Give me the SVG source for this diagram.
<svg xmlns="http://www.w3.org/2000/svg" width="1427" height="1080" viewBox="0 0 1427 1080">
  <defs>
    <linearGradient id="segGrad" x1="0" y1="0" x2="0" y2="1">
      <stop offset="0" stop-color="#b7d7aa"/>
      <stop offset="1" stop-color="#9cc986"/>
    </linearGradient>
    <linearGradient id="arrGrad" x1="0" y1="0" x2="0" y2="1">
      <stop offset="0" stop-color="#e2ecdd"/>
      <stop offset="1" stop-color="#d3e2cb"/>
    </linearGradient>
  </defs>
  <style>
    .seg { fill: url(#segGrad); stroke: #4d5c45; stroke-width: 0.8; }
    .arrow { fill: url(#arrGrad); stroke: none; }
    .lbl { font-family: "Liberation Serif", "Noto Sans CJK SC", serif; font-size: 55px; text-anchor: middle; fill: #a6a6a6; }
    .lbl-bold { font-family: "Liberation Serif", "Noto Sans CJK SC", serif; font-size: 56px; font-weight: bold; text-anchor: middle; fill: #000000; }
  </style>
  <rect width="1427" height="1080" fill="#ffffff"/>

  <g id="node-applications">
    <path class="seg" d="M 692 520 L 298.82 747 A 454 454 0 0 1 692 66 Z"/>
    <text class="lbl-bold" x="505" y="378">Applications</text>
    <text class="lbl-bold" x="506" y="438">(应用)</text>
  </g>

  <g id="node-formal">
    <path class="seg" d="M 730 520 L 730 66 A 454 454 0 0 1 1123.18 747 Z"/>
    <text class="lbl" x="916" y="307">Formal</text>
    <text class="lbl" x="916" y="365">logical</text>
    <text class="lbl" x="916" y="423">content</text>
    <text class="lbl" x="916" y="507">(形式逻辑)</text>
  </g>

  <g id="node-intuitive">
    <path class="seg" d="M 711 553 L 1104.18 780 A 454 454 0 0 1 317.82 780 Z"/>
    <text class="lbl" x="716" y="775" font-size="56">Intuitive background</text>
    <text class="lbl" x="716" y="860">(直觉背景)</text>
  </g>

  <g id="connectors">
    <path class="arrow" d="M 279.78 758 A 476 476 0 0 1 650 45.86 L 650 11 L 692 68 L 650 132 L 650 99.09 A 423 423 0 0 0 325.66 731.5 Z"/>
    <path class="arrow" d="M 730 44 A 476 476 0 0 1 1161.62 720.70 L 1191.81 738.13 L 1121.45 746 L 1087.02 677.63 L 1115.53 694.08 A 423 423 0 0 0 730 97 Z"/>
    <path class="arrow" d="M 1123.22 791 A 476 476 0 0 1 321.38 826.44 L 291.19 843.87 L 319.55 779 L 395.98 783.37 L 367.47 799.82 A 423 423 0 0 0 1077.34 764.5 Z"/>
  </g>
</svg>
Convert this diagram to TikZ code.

_ _ _

AIM OF THE EXERCISE
Extract all of the data above without altering anything.

ANSWER IN FULL
Give me the SVG source for this diagram.
<svg xmlns="http://www.w3.org/2000/svg" width="1427" height="1080" viewBox="0 0 1427 1080">
  <defs>
    <linearGradient id="segGrad" x1="0" y1="0" x2="0" y2="1">
      <stop offset="0" stop-color="#b7d7aa"/>
      <stop offset="1" stop-color="#9cc986"/>
    </linearGradient>
    <linearGradient id="arrGrad" x1="0" y1="0" x2="0" y2="1">
      <stop offset="0" stop-color="#e2ecdd"/>
      <stop offset="1" stop-color="#d3e2cb"/>
    </linearGradient>
  </defs>
  <style>
    .seg { fill: url(#segGrad); stroke: #4d5c45; stroke-width: 0.8; }
    .arrow { fill: url(#arrGrad); stroke: none; }
    .lbl { font-family: "Liberation Serif", "Noto Sans CJK SC", serif; font-size: 55px; text-anchor: middle; fill: #a6a6a6; }
    .lbl-bold { font-family: "Liberation Serif", "Noto Sans CJK SC", serif; font-size: 56px; font-weight: bold; text-anchor: middle; fill: #000000; }
  </style>
  <rect width="1427" height="1080" fill="#ffffff"/>

  <g id="node-applications">
    <path class="seg" d="M 692 520 L 298.82 747 A 454 454 0 0 1 692 66 Z"/>
    <text class="lbl-bold" x="505" y="378">Applications</text>
    <text class="lbl-bold" x="506" y="438">(应用)</text>
  </g>

  <g id="node-formal">
    <path class="seg" d="M 730 520 L 730 66 A 454 454 0 0 1 1123.18 747 Z"/>
    <text class="lbl" x="916" y="307">Formal</text>
    <text class="lbl" x="916" y="365">logical</text>
    <text class="lbl" x="916" y="423">content</text>
    <text class="lbl" x="916" y="507">(形式逻辑)</text>
  </g>

  <g id="node-intuitive">
    <path class="seg" d="M 711 553 L 1104.18 780 A 454 454 0 0 1 317.82 780 Z"/>
    <text class="lbl" x="716" y="775" font-size="56">Intuitive background</text>
    <text class="lbl" x="716" y="860">(直觉背景)</text>
  </g>

  <g id="connectors">
    <path class="arrow" d="M 279.78 758 A 476 476 0 0 1 650 45.86 L 650 11 L 692 68 L 650 132 L 650 99.09 A 423 423 0 0 0 325.66 731.5 Z"/>
    <path class="arrow" d="M 730 44 A 476 476 0 0 1 1161.62 720.70 L 1191.81 738.13 L 1121.45 746 L 1087.02 677.63 L 1115.53 694.08 A 423 423 0 0 0 730 97 Z"/>
    <path class="arrow" d="M 1123.22 791 A 476 476 0 0 1 321.38 826.44 L 291.19 843.87 L 319.55 779 L 395.98 783.37 L 367.47 799.82 A 423 423 0 0 0 1077.34 764.5 Z"/>
  </g>
</svg>
Convert this diagram to TikZ code.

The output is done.